Mr Hussein notes that international security co-operation moves laterally across the Arab world, and that Algeria and Tunisia are now using identical torture techniques to those employed by security police in Egypt. "The experience of investigating and interrogating suspects is being shared by the Egyptians," he says. "In Tunisia they even call the different tortures by the same names as the Egyptians - by the names of popular Egyptian singers, like Abdul-Halim Hafez and Shadia. They are exchanging experiences between themselves, exchanging information about people, about those men who fought in Afghanistan. They are filling in spaces in each other's information."

The "Afghanis", the Arabs who fought the Soviets in Afghanistan, are widely defined by Egypt, Algeria and other Maghreb countries as the font of the "Islamist" revolution.

At the same time, Magdi Hussein sees the Mubarak government's fist tightening on Muslim institutions in Egypt. "You cannot give lessons in the mosque without a government licence," he says. "No charitable collection can be made without a licence. Until now, Muslims could eat and sleep at their mosques in the last 10 days of Ramadan to pray together, a tradition that has existed since the 14th century. Now this has been stopped; it is an attack on the people's liberty."

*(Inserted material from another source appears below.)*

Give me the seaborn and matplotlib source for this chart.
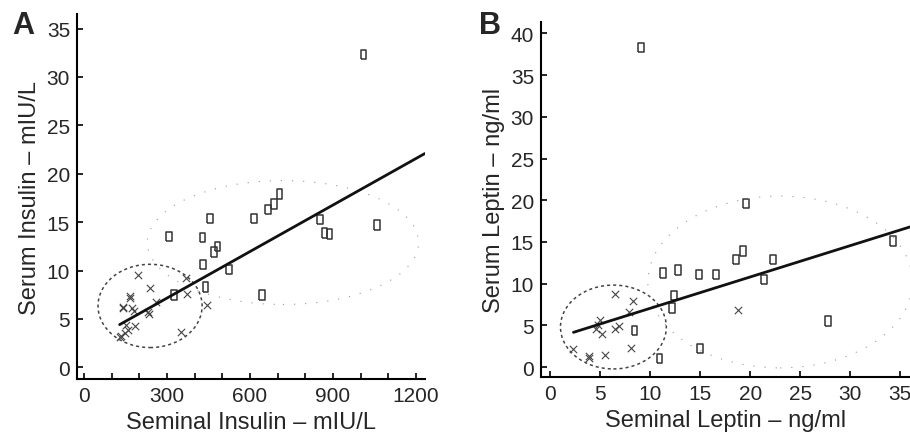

Egypt's efforts to curtail the spread of unrestricted charities is, of course, an attempt to prevent the Gema'a Islamiya (Islamic Group) and other armed opponents of the government from soliciting funds.

Mr Mubarak's least favourite editor has equally little time for his country's relations with Israel. "Nobody has any confidence in Israel. People here are angry about Jerusalem, about what happened in Qana. But they are desperate people. There is no way they can fight Israel - Israel is our destiny. The Israelis are going to implement their project, however much we protest. We shout, and they work on the ground. They are not angry about us as long as we go on shouting. I'll give you an example: commerce between Egypt and Israel increased by 135 per cent in the first nine months of 1996, and half of this time Israel was run by [Benjamin] Netanyahu. The Israelis don't think it's important if Egyptian journalists write against them."

Mr Hussein still envisages an Islamic revolution in Egypt "in 10 or 20 years". He bursts into laughter when my eyebrows rise in astonishment. But he insists Egypt's revolution will be a peaceful one. Algeria is not his role model. "In Algeria, Islamists had already taken over local authorities and were about to win national elections when they were crushed. The Algerians are more severe and tougher than the Egyptians. They are a mountain people - we are a people of the plain. The Algerians use the mountains to hide in, they have forests in which they can shelter. Here, we have no shelters. Here, our mountains are far from cities - in Algeria, the mountains are close to the cities. Bosnia and Afghanistan are geographically similar to the mountains of Algeria. You need mountains and woods to have a guerrilla war. That's why such a war is difficult in Palestine. I believe geography is very important in political analysis."

So, presumably, does Mr Mubarak, whose security police have set up their scruffy checkpoints on the Nile roads south of Cairo, isolating each town and city from each other whenever the mood takes them.

The President, it seems, has understood the advantage of having a flat country.